If He died for us, and if He died for me, then he also died for YOU.
That’s what is good about Good Friday.
There’s a hope to be found, a purpose for this life, and a plan for your future. It’s all a part of the “good” in what was done for us. If you know the story, but you don’t know Jesus in a very personal way, I encourage you to take some time today to reflect on these thoughts and to think about them.
I then encourage you to reach out to THAT friend you have… you know who I mean… the one who has been living a life of expectant hope… the one who seems like she gets this… the one who has been gently loving you while trying to help you see a different way… Yes, her. Reach out to her on this Good day of Friday, and let her know what you are thinking.

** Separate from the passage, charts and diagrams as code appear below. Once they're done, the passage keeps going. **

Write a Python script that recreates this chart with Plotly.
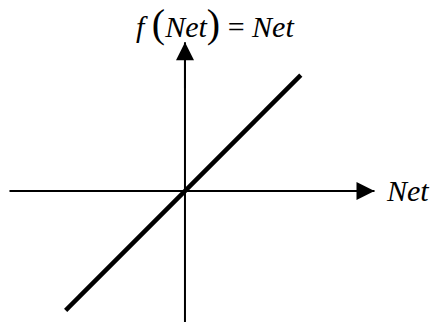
import plotly.graph_objects as go

# Identity activation: f(Net) = Net
net = [-1.02, 0.99]
f_net = [-1.02, 0.99]

# Axis extents (data units)
h_axis_x = [-1.50, 1.62]
v_axis_y = [-1.12, 1.27]

x_label = "Net"
y_label = "f(Net) = Net"

SERIF = "Liberation Serif"

fig = go.Figure()

# horizontal axis line
fig.add_trace(go.Scatter(x=h_axis_x, y=[0, 0], mode="lines",
                         line=dict(color="black", width=2), hoverinfo="skip"))
# vertical axis line
fig.add_trace(go.Scatter(x=[0, 0], y=v_axis_y, mode="lines",
                         line=dict(color="black", width=2), hoverinfo="skip"))
# identity line
fig.add_trace(go.Scatter(x=net, y=f_net, mode="lines",
                         line=dict(color="black", width=4.5), hoverinfo="skip"))

# arrowheads
fig.add_annotation(x=h_axis_x[1], y=0, ax=h_axis_x[1] - 0.4, ay=0,
                   xref="x", yref="y", axref="x", ayref="y",
                   showarrow=True, arrowhead=2, arrowwidth=2, arrowsize=1.8,
                   arrowcolor="black", font=dict(size=1), borderpad=0)
fig.add_annotation(x=0, y=v_axis_y[1], ax=0, ay=v_axis_y[1] - 0.4,
                   xref="x", yref="y", axref="x", ayref="y",
                   showarrow=True, arrowhead=2, arrowwidth=2, arrowsize=1.8,
                   arrowcolor="black", font=dict(size=1), borderpad=0)

# labels
fig.add_annotation(x=1.70, y=0, xref="x", yref="y", xanchor="left", yanchor="middle",
                   text="<i>" + x_label + "</i>", showarrow=False,
                   font=dict(family=SERIF, size=30, color="black"))
fig.add_annotation(x=0.26, xref="x", y=1.0, yref="paper", yanchor="top", xanchor="center",
                   yshift=0, borderpad=0,
                   text="<i>f</i> <span style='font-size:40px'>(</span><i>Net</i>"
                        "<span style='font-size:40px'>)</span> = <i>Net</i>",
                   showarrow=False,
                   font=dict(family=SERIF, size=30, color="black"))

fig.update_layout(
    width=433, height=326,
    margin=dict(l=0, r=0, t=0, b=0),
    paper_bgcolor="white", plot_bgcolor="white",
    showlegend=False,
    xaxis=dict(range=[-1.581, 2.120], visible=False, fixedrange=True),
    yaxis=dict(range=[-1.154, 1.632], visible=False, fixedrange=True),
)

fig.write_html("out.html", config={"displayModeBar": False},
               post_script="document.body.style.margin='0';document.body.style.padding='0';")
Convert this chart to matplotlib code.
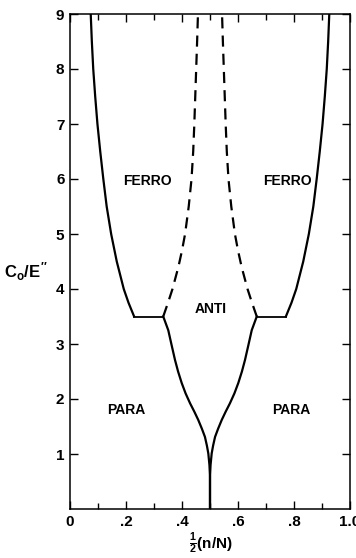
import matplotlib
matplotlib.use("Agg")
import matplotlib.pyplot as plt
from matplotlib.ticker import MultipleLocator, FixedLocator, FixedFormatter

plt.rcParams['font.family'] = ['Liberation Sans', 'DejaVu Sans']
plt.rcParams['font.weight'] = 'bold'
plt.rcParams['mathtext.fontset'] = 'custom'
plt.rcParams['mathtext.rm'] = 'Liberation Sans:bold'
plt.rcParams['mathtext.it'] = 'Liberation Sans:bold'
plt.rcParams['mathtext.bf'] = 'Liberation Sans:bold'

# Ferro/para boundary (left branch), mirrored about x = 0.5 for the right branch
ferro_y = [3.5, 3.75, 4.0, 4.5, 5.0, 5.5, 6.0, 6.5, 7.0, 7.5, 8.0, 8.5, 9.0]
ferro_x = [0.229, 0.209, 0.192, 0.167, 0.147, 0.131, 0.119, 0.108, 0.098,
           0.090, 0.083, 0.078, 0.074]

# Ledge at the triple point
ledge_y = 3.5
ledge_x = [0.229, 0.333]

# Ferro/anti boundary (dashed)
anti_y = [3.5, 3.75, 4.0, 4.4, 4.7, 5.0, 5.5, 6.0, 6.5, 7.0, 7.75, 8.5, 9.0]
anti_x = [0.333, 0.35, 0.366, 0.387, 0.40, 0.411, 0.424, 0.434, 0.440,
          0.444, 0.449, 0.454, 0.457]

# Para/anti boundary down to the cusp
para_y = [3.5, 3.25, 3.0, 2.71, 2.5, 2.29, 2.1, 1.92, 1.77, 1.62, 1.46,
          1.31, 1.15, 1.01, 0.8, 0.59, 0.0]
para_x = [0.333, 0.351, 0.362, 0.375, 0.386, 0.399, 0.413, 0.429, 0.444,
          0.458, 0.471, 0.482, 0.489, 0.494, 0.498, 0.5, 0.5]

region_labels = ["FERRO", "FERRO", "ANTI", "PARA", "PARA"]
region_x = [0.275, 0.775, 0.503, 0.2, 0.79]
region_y = [5.96, 5.96, 3.64, 1.8, 1.8]

x_ticks = [0, 0.2, 0.4, 0.6, 0.8, 1.0]
x_ticklabels = ["0", ".2", ".4", ".6", ".8", "1.0"]
y_ticks = [1, 2, 3, 4, 5, 6, 7, 8, 9]

fig = plt.figure(figsize=(3.56, 5.58), dpi=100)
ax = fig.add_axes([70/356, 1-509/558, 280/356, 495/558])

lw = 1.6
mirror = lambda xs: [1 - v for v in xs]
for xs in (ferro_x, mirror(ferro_x)):
    ax.plot(xs, ferro_y, color='black', lw=lw, solid_joinstyle='round')
for xs in (ledge_x, mirror(ledge_x)):
    ax.plot(xs, [ledge_y, ledge_y], color='black', lw=lw - 0.3)
for xs in (para_x, mirror(para_x)):
    ax.plot(xs, para_y, color='black', lw=lw, solid_joinstyle='round')
for xs in (anti_x, mirror(anti_x)):
    ax.plot(xs, anti_y, color='black', lw=lw, dashes=(5, 3.2))

for t, x, y in zip(region_labels, region_x, region_y):
    ax.text(x, y, t, ha='center', va='center', fontsize=10, fontweight='bold')

ax.set_xlim(0, 1.0)
ax.set_ylim(0, 9)
ax.xaxis.set_major_locator(FixedLocator(x_ticks))
ax.xaxis.set_major_formatter(FixedFormatter(x_ticklabels))
ax.xaxis.set_minor_locator(MultipleLocator(0.1))
ax.yaxis.set_major_locator(FixedLocator(y_ticks))
ax.tick_params(which='both', direction='in', top=True, right=True, width=1.0)
ax.tick_params(which='major', length=6, labelsize=11, pad=4)
ax.tick_params(which='minor', length=4)
for lab in ax.get_xticklabels() + ax.get_yticklabels():
    lab.set_fontweight('bold')
for s in ax.spines.values():
    s.set_linewidth(1.1)

fig.text(26/356, 1-272/558, r'$C_{o}/E^{\prime\prime}$', ha='center', va='center', fontsize=12)
fig.text(211/356, 1-544/558, r'$\frac{1}{2}$(n/N)', ha='center', va='center', fontsize=11, fontweight='bold')

fig.savefig('out.png', dpi=100)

He also died for you. That’s what is good about Good Friday.
**Notes about the times of day:
The Gospel of Mark uses “the third hour” to designate when Jesus was crucified or put on the cross. This would have been 9 a.m. (Mark 15:25). Mark then goes on to say that at “the sixth hour,” darkness came over the land (Mark 15:33). This would be noon or 12 p.m. In Mark 15:34, we are told that Jesus cried out in the ninth hour, at 3 p.m., and then, shortly afterwards, took his last breath (Mark 15:37).
The Gospels of Matthew and Luke use similar time designations (see Matthew 27:45 and Luke 23:44). This way of calculating time was based on the Jewish method, where 6 a.m. would have been the first hour of the day, so noon would have been the sixth hour and 3 p.m. would have been the ninth hour.
It is believed the Gospel of John, which presents a different time for the start of the crucifixion, used a Roman method of time calculation, which would have started the day at midnight (John 19:14). There could have, however, been a three-hour period of time between his sentencing before Pilate (sixth hour) and time Jesus spent under the charge of the soldiers, time spent carrying his cross (John 19:17) and arriving at Golgotha where the crucifixion took place.
Various commentaries show a consistency in these interpretations of time. I’ve used Sonic Light, The Bible Knowledge Commentary, and Got Questions for my sources in this post.